- Exercise -
Quote each line of the material verbatim, without the pictures.
========
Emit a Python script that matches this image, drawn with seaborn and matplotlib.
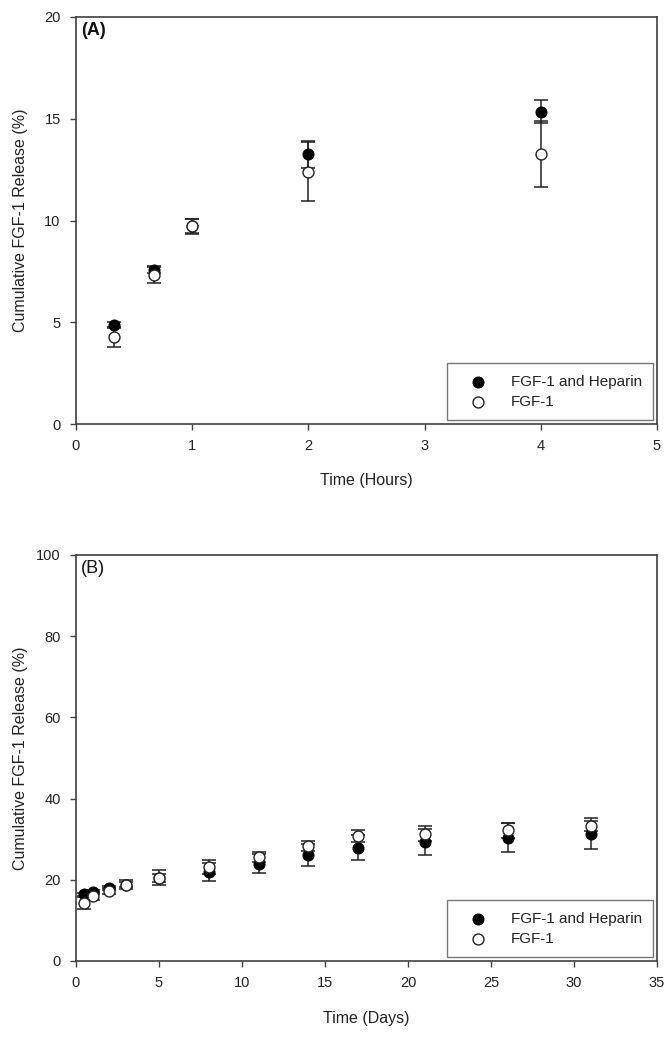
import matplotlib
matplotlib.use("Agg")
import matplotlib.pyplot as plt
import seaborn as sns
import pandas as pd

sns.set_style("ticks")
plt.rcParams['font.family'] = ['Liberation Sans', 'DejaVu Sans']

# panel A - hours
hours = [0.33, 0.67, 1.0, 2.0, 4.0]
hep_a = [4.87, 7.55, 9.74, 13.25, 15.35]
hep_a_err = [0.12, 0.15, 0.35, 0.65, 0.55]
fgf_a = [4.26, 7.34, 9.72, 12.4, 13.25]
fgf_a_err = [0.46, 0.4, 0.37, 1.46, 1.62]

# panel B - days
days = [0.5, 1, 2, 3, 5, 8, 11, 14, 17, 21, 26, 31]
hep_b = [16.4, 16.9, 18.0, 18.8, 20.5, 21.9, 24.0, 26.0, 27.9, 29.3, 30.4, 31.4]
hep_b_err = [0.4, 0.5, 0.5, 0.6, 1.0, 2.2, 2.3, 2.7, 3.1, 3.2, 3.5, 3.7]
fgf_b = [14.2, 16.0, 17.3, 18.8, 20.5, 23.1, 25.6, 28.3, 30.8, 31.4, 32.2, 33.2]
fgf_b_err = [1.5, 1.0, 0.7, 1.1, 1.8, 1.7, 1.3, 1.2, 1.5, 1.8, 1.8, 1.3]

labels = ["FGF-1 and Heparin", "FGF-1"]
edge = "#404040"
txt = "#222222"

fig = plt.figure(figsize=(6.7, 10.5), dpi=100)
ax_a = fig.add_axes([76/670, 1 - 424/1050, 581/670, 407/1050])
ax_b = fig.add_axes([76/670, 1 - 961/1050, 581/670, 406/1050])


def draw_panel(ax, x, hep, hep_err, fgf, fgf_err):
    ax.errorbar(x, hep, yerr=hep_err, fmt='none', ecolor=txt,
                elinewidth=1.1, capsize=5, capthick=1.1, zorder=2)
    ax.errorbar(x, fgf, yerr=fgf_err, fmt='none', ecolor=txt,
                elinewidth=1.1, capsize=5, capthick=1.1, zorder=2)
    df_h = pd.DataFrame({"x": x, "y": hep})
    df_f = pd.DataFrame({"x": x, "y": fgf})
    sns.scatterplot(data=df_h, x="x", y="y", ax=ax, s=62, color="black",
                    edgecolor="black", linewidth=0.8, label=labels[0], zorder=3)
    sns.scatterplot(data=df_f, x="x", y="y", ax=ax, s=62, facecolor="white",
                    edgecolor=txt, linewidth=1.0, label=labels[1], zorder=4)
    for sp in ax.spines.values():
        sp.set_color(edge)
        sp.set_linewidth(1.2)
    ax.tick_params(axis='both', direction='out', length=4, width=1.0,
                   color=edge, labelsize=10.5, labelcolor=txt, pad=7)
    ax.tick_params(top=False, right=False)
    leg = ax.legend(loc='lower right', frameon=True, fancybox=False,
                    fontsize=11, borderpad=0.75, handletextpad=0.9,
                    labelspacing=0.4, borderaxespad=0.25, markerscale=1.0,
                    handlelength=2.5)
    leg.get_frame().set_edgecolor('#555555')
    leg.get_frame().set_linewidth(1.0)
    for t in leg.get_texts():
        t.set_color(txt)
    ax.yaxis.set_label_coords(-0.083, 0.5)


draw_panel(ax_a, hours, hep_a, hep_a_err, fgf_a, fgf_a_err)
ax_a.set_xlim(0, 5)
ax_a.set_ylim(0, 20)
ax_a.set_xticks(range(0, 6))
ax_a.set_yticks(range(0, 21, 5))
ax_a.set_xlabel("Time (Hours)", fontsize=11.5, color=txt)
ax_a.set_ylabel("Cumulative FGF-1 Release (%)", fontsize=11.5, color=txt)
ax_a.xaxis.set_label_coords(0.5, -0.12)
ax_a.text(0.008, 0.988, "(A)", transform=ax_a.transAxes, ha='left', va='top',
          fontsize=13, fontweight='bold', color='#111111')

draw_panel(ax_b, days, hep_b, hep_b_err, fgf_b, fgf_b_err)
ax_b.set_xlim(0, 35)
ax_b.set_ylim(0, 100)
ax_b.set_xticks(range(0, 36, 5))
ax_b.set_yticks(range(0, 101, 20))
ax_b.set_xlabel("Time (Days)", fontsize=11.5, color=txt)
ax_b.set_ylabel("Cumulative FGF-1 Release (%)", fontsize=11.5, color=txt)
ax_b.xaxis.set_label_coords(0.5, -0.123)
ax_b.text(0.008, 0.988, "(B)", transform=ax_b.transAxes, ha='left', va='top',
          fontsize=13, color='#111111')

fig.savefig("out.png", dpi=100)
========
- Full answer -
Emit a Python script that matches this image, drawn with seaborn and matplotlib.
import matplotlib
matplotlib.use("Agg")
import matplotlib.pyplot as plt
import seaborn as sns
import pandas as pd

sns.set_style("ticks")
plt.rcParams['font.family'] = ['Liberation Sans', 'DejaVu Sans']

# panel A - hours
hours = [0.33, 0.67, 1.0, 2.0, 4.0]
hep_a = [4.87, 7.55, 9.74, 13.25, 15.35]
hep_a_err = [0.12, 0.15, 0.35, 0.65, 0.55]
fgf_a = [4.26, 7.34, 9.72, 12.4, 13.25]
fgf_a_err = [0.46, 0.4, 0.37, 1.46, 1.62]

# panel B - days
days = [0.5, 1, 2, 3, 5, 8, 11, 14, 17, 21, 26, 31]
hep_b = [16.4, 16.9, 18.0, 18.8, 20.5, 21.9, 24.0, 26.0, 27.9, 29.3, 30.4, 31.4]
hep_b_err = [0.4, 0.5, 0.5, 0.6, 1.0, 2.2, 2.3, 2.7, 3.1, 3.2, 3.5, 3.7]
fgf_b = [14.2, 16.0, 17.3, 18.8, 20.5, 23.1, 25.6, 28.3, 30.8, 31.4, 32.2, 33.2]
fgf_b_err = [1.5, 1.0, 0.7, 1.1, 1.8, 1.7, 1.3, 1.2, 1.5, 1.8, 1.8, 1.3]

labels = ["FGF-1 and Heparin", "FGF-1"]
edge = "#404040"
txt = "#222222"

fig = plt.figure(figsize=(6.7, 10.5), dpi=100)
ax_a = fig.add_axes([76/670, 1 - 424/1050, 581/670, 407/1050])
ax_b = fig.add_axes([76/670, 1 - 961/1050, 581/670, 406/1050])


def draw_panel(ax, x, hep, hep_err, fgf, fgf_err):
    ax.errorbar(x, hep, yerr=hep_err, fmt='none', ecolor=txt,
                elinewidth=1.1, capsize=5, capthick=1.1, zorder=2)
    ax.errorbar(x, fgf, yerr=fgf_err, fmt='none', ecolor=txt,
                elinewidth=1.1, capsize=5, capthick=1.1, zorder=2)
    df_h = pd.DataFrame({"x": x, "y": hep})
    df_f = pd.DataFrame({"x": x, "y": fgf})
    sns.scatterplot(data=df_h, x="x", y="y", ax=ax, s=62, color="black",
                    edgecolor="black", linewidth=0.8, label=labels[0], zorder=3)
    sns.scatterplot(data=df_f, x="x", y="y", ax=ax, s=62, facecolor="white",
                    edgecolor=txt, linewidth=1.0, label=labels[1], zorder=4)
    for sp in ax.spines.values():
        sp.set_color(edge)
        sp.set_linewidth(1.2)
    ax.tick_params(axis='both', direction='out', length=4, width=1.0,
                   color=edge, labelsize=10.5, labelcolor=txt, pad=7)
    ax.tick_params(top=False, right=False)
    leg = ax.legend(loc='lower right', frameon=True, fancybox=False,
                    fontsize=11, borderpad=0.75, handletextpad=0.9,
                    labelspacing=0.4, borderaxespad=0.25, markerscale=1.0,
                    handlelength=2.5)
    leg.get_frame().set_edgecolor('#555555')
    leg.get_frame().set_linewidth(1.0)
    for t in leg.get_texts():
        t.set_color(txt)
    ax.yaxis.set_label_coords(-0.083, 0.5)


draw_panel(ax_a, hours, hep_a, hep_a_err, fgf_a, fgf_a_err)
ax_a.set_xlim(0, 5)
ax_a.set_ylim(0, 20)
ax_a.set_xticks(range(0, 6))
ax_a.set_yticks(range(0, 21, 5))
ax_a.set_xlabel("Time (Hours)", fontsize=11.5, color=txt)
ax_a.set_ylabel("Cumulative FGF-1 Release (%)", fontsize=11.5, color=txt)
ax_a.xaxis.set_label_coords(0.5, -0.12)
ax_a.text(0.008, 0.988, "(A)", transform=ax_a.transAxes, ha='left', va='top',
          fontsize=13, fontweight='bold', color='#111111')

draw_panel(ax_b, days, hep_b, hep_b_err, fgf_b, fgf_b_err)
ax_b.set_xlim(0, 35)
ax_b.set_ylim(0, 100)
ax_b.set_xticks(range(0, 36, 5))
ax_b.set_yticks(range(0, 101, 20))
ax_b.set_xlabel("Time (Days)", fontsize=11.5, color=txt)
ax_b.set_ylabel("Cumulative FGF-1 Release (%)", fontsize=11.5, color=txt)
ax_b.xaxis.set_label_coords(0.5, -0.123)
ax_b.text(0.008, 0.988, "(B)", transform=ax_b.transAxes, ha='left', va='top',
          fontsize=13, color='#111111')

fig.savefig("out.png", dpi=100)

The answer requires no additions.